> Given material
● ● ● ● ●
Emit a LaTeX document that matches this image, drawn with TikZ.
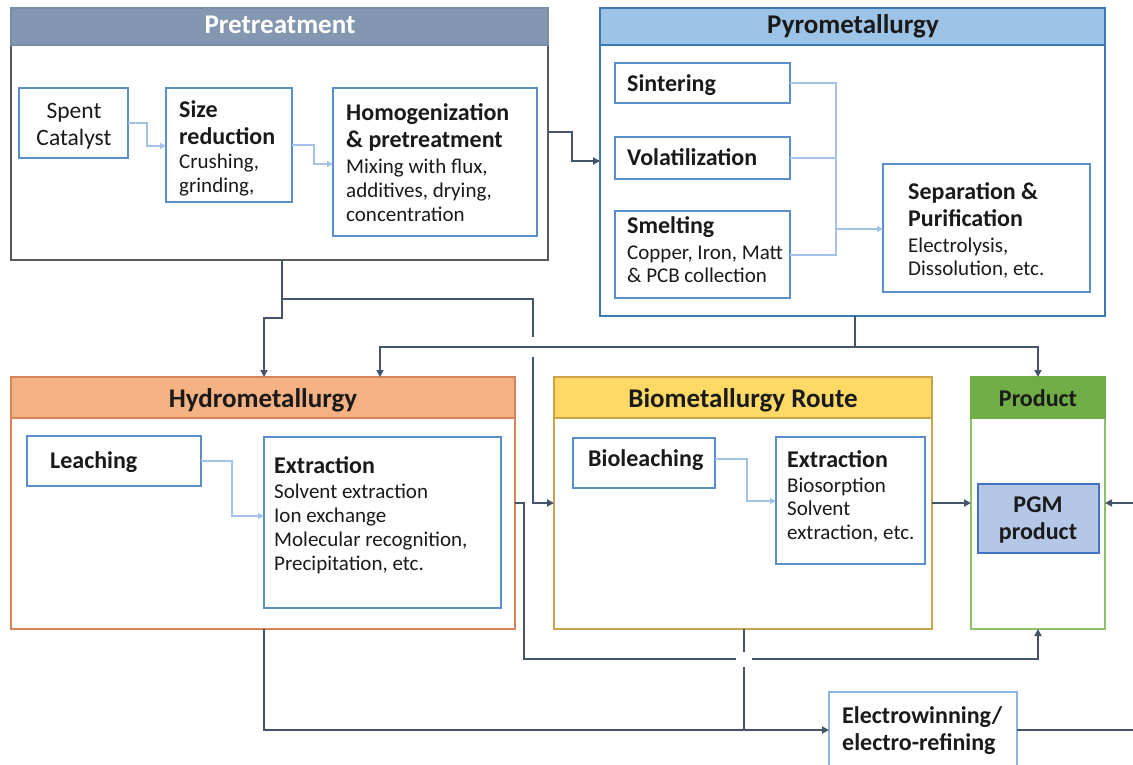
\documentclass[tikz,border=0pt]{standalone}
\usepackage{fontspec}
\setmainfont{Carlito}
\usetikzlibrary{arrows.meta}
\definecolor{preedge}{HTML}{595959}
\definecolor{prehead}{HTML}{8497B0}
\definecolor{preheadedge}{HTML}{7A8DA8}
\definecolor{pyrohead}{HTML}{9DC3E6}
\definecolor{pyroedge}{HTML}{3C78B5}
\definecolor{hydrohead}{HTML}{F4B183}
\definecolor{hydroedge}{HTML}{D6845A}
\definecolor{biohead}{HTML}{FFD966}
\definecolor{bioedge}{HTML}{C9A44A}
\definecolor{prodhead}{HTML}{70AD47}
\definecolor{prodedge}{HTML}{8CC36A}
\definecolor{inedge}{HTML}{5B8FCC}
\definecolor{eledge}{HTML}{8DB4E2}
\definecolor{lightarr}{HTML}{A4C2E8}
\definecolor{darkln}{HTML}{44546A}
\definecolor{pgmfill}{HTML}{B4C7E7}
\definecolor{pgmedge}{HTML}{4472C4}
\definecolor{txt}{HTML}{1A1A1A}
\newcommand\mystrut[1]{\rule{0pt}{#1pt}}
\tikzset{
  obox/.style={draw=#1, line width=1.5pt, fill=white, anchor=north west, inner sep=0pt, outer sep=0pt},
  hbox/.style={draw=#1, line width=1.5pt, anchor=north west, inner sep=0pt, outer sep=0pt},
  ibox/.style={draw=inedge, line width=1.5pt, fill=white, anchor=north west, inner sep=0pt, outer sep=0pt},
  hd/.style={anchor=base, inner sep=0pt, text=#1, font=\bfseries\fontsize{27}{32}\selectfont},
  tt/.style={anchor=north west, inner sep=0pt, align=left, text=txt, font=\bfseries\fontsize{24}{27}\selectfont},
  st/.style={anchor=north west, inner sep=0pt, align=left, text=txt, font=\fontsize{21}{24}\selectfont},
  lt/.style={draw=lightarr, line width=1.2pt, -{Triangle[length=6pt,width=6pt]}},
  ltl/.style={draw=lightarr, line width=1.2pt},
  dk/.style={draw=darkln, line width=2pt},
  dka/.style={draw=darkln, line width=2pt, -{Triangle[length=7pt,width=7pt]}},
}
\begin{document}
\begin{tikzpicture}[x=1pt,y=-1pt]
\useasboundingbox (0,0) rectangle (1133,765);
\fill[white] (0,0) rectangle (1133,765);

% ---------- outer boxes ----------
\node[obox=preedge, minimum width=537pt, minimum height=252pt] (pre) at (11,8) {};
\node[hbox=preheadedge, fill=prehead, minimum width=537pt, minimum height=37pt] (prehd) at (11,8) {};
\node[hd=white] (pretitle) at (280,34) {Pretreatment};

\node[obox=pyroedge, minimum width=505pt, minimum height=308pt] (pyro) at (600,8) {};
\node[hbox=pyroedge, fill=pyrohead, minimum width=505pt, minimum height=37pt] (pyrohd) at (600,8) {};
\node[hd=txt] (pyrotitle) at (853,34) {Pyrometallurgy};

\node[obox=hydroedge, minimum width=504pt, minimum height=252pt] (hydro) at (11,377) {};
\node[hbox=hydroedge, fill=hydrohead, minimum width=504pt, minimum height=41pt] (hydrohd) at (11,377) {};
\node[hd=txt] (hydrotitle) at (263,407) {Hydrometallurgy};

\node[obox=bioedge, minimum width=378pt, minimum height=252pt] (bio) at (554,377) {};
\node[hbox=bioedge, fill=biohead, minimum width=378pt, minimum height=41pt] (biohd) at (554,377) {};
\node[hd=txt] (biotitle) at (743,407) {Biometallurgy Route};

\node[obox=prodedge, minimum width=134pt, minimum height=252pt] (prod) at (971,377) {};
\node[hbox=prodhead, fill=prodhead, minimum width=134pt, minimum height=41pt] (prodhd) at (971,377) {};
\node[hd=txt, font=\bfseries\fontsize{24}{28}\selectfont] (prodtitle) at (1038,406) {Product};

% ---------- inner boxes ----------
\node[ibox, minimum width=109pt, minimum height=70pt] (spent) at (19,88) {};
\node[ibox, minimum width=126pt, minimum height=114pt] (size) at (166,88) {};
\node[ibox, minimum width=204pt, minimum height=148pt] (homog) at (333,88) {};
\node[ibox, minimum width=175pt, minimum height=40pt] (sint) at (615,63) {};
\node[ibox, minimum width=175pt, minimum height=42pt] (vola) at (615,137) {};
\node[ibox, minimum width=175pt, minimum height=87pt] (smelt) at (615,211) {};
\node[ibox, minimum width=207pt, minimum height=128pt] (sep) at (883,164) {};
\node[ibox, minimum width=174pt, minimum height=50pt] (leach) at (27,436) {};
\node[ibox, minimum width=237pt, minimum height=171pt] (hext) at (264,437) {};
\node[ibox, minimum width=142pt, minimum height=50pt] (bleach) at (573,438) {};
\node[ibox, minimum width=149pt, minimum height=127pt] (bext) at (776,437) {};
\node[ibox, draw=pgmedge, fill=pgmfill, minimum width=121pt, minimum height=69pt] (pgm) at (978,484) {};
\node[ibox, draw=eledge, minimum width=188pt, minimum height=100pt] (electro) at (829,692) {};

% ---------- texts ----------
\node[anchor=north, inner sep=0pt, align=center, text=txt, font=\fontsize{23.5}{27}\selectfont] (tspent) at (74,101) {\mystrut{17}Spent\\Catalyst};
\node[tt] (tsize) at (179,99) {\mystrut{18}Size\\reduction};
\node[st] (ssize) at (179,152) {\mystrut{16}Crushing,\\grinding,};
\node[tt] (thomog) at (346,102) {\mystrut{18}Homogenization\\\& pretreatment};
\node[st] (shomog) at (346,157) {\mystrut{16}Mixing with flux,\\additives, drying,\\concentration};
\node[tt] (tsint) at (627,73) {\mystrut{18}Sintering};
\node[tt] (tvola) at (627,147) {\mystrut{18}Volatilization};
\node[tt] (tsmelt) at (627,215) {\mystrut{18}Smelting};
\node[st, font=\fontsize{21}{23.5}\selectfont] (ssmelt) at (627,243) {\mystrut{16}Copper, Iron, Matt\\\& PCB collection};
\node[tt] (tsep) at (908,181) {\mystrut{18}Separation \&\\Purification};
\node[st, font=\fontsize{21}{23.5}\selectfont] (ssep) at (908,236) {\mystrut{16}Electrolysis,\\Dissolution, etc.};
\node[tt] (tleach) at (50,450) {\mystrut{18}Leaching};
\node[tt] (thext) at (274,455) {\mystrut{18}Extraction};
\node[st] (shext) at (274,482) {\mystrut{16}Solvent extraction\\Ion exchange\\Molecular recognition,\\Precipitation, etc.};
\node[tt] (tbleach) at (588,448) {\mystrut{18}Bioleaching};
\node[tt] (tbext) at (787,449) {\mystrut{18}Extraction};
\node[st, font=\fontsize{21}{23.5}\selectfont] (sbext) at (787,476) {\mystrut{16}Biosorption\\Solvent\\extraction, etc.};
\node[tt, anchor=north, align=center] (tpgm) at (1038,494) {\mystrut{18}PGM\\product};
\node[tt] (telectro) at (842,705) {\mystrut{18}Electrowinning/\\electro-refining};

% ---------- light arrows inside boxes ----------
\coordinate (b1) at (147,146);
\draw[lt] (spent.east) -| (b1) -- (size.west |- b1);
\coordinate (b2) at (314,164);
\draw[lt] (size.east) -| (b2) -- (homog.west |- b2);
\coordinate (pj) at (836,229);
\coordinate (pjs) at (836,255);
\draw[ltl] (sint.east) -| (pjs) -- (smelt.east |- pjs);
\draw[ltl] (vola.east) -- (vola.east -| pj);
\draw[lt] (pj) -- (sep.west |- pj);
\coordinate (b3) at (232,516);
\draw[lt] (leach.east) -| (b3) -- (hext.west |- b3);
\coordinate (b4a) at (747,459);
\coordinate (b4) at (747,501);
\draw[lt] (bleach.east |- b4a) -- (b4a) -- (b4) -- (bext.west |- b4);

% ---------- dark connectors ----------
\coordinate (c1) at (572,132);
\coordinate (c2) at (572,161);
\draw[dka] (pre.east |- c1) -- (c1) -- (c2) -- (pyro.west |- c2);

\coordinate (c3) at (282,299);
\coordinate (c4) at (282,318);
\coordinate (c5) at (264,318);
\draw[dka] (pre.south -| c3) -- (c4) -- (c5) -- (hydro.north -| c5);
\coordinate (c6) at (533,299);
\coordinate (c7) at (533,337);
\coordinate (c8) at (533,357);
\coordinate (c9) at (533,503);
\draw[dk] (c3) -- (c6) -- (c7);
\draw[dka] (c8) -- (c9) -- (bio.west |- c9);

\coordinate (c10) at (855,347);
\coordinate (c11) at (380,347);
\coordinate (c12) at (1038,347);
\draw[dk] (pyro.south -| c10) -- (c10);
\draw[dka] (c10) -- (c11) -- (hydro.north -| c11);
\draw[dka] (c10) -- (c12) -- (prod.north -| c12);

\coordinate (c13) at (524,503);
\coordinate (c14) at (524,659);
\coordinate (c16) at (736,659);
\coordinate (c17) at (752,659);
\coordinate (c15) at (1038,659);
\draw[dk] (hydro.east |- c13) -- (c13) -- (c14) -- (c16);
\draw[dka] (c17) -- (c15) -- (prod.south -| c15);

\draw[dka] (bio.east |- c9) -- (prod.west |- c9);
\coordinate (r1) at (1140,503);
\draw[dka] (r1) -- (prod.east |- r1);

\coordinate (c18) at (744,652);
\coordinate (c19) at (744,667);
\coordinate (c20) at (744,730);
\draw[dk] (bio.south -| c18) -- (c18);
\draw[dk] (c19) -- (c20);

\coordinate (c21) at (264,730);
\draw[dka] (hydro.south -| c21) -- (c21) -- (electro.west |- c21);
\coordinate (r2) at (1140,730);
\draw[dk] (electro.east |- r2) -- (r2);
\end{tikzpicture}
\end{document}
● ● ● ● ●
> Required task
Go through the listing above and list every line that has the word "with".

> Written reply
Emit a LaTeX document that matches this image, drawn with TikZ.
\node[st] (shomog) at (346,157) {\mystrut{16}Mixing with flux,\\additives, drying,\\concentration};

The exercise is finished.